Exercise data:
** Start **
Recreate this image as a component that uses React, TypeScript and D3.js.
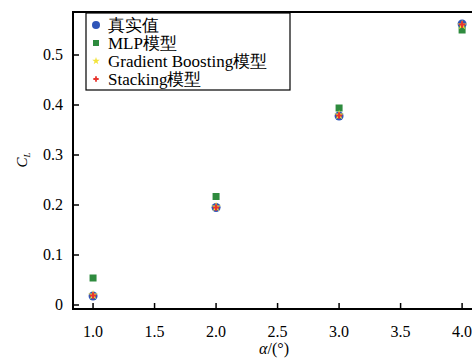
** End **
** Start **
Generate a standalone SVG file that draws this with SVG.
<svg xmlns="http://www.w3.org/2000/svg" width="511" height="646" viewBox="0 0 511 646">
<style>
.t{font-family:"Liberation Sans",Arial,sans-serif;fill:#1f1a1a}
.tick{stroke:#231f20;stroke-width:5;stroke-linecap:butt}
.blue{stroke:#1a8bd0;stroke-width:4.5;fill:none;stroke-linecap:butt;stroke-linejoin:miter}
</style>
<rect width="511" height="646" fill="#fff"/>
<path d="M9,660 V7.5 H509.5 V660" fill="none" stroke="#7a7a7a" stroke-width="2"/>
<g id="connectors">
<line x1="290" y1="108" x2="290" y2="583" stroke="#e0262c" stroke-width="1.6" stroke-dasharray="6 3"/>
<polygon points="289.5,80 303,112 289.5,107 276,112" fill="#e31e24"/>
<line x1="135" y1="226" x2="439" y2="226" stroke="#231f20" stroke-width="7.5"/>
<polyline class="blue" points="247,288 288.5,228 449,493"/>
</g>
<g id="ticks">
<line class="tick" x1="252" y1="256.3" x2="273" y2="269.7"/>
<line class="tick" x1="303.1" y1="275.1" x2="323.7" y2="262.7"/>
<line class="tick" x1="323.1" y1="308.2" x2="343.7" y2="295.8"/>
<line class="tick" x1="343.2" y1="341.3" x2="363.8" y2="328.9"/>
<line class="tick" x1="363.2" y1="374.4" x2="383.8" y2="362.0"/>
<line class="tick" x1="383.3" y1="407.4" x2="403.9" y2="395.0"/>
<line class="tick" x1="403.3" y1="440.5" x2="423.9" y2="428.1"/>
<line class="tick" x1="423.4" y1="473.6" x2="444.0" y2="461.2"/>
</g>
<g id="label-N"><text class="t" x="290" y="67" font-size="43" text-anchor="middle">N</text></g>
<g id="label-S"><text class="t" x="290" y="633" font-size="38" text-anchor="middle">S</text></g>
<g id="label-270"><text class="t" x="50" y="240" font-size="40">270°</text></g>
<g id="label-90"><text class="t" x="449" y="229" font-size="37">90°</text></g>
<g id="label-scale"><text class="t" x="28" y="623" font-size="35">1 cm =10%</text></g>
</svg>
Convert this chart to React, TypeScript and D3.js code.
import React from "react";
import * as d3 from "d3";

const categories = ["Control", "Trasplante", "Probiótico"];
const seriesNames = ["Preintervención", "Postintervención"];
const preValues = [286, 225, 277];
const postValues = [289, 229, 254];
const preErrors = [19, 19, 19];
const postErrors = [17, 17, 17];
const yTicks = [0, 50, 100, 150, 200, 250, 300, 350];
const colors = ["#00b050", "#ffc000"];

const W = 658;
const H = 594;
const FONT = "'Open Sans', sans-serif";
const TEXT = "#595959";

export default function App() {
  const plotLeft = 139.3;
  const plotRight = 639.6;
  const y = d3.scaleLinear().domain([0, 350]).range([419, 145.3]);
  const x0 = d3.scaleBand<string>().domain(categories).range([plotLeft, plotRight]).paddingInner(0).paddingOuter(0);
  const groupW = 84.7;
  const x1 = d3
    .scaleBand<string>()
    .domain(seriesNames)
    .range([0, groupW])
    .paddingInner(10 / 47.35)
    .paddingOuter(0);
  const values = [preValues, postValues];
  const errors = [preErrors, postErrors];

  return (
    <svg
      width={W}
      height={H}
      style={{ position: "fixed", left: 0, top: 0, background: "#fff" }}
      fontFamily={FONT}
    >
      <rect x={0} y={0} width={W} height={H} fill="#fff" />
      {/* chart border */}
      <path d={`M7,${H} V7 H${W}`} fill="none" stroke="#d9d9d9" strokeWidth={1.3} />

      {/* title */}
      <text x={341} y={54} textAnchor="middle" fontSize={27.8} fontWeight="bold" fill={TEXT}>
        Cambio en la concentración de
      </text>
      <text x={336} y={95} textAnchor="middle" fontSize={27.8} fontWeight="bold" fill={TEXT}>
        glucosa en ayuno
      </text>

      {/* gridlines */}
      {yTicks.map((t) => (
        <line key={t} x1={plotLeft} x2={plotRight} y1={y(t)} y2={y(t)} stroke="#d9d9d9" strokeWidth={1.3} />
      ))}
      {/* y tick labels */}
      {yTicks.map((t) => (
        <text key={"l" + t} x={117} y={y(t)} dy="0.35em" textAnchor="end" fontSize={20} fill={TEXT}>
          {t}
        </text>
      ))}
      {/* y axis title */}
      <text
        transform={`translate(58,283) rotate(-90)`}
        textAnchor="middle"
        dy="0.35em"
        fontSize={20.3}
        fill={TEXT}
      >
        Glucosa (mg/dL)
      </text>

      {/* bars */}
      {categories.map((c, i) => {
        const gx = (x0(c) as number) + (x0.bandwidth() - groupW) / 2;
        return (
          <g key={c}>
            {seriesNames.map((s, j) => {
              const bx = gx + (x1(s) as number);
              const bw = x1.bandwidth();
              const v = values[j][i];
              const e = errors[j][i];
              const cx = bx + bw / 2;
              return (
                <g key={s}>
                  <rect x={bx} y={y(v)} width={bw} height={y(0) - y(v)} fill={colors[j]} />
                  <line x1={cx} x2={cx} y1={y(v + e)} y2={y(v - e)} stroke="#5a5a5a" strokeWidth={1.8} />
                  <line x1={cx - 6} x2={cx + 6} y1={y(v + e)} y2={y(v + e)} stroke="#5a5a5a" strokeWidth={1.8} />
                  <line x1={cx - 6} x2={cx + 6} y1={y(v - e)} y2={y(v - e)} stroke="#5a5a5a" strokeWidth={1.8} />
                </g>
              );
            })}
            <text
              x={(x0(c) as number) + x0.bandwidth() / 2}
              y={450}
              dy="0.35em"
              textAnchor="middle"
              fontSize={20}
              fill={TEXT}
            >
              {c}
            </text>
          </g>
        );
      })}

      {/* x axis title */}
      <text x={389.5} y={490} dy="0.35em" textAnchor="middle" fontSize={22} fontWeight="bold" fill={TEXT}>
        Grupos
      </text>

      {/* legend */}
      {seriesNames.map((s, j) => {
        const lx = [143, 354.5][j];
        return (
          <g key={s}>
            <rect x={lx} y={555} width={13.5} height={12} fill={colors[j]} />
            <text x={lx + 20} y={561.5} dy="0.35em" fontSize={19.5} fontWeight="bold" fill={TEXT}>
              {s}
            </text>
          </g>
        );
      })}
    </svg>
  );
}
** End **
Exercise:
Check each line above for the word "TypeScript" and copy the ones that have it.

The response:
Recreate this image as a component that uses React, TypeScript and D3.js.
Convert this chart to React, TypeScript and D3.js code.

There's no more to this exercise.